Consider: The Stations of the Cross which begins with Jesus being condemned to death by Pontius Pilate. They omit His Agony in the Garden, the
betrayal of Judas Iscariot, Jesus being arrested in the Garden of Gethsemane,
Jesus being taken to the High Priest Annas’ house, then to the High Priest
Caiphas’ house, being tortured and beaten by Caiphas’ torturers, taken to
Pontius Pilate’s palace, sent to King Herod’s palace, and thence back to
Pontius Pilate’s palace where He was scourged, crowned with thorns, rejected by
the people in favor of Barabbas and then sentenced to death by Pontius Pilate,
all the while being physically, verbally and emotionally abused. And never once did Jesus defend Himself by
either physically or verbally hitting someone back.
Why
was Jesus scourged beyond the 30 lashes (I believe that is the correct number) which
were prescribed by Roman law?

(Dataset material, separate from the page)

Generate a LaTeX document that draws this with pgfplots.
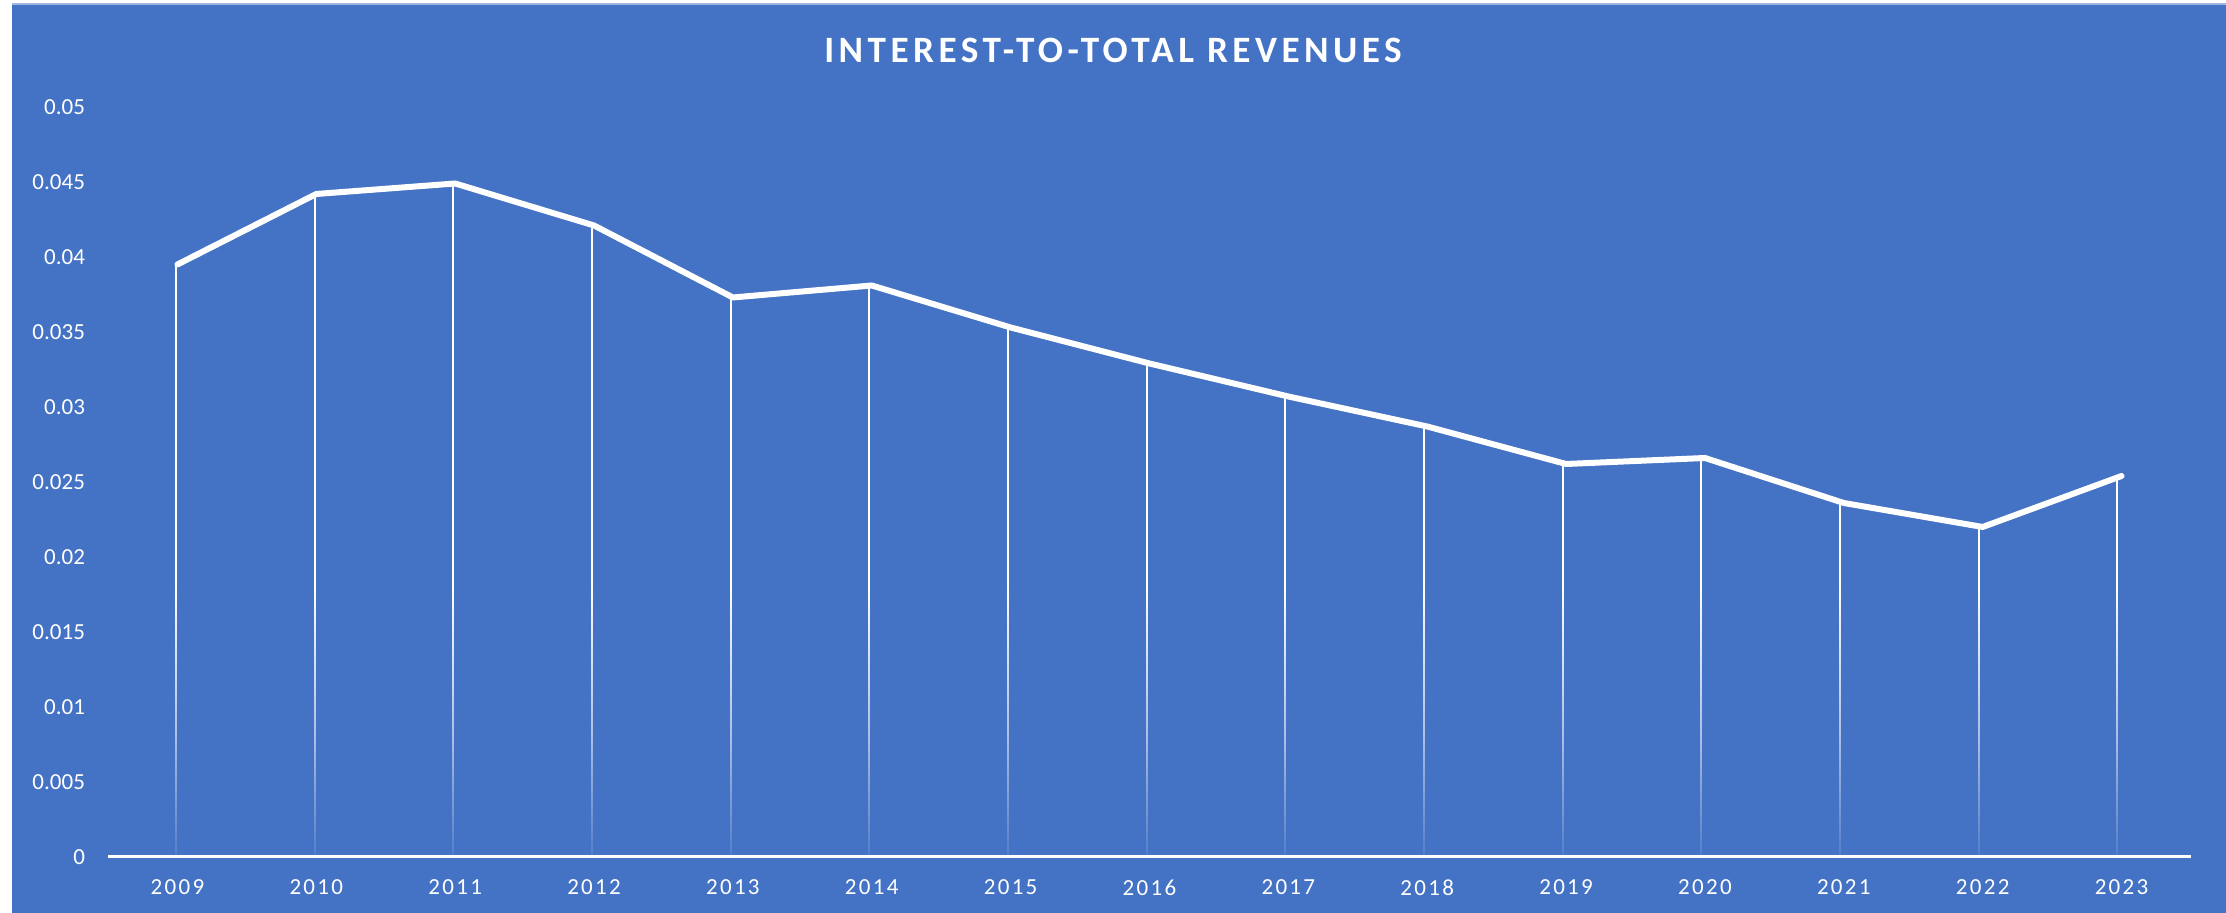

Possibly
because He never complained, never shouted or begged for mercy from those who
were scourging Him. The less He
complained, the greater the effort of those who were scourging Him to make Him “sing” or to beg them to stop their scourging.
The
thing is it’s the “rightness” of Mr. Nice Guy’s actions and Jesus’ actions that
drive other people to bigger and better fights.
By not fighting back, by being nice, we can drive others to all the
worst things that human beings can do. This
is one thing that has never changed in human beings since Adam and Eve. Human beings still work the same.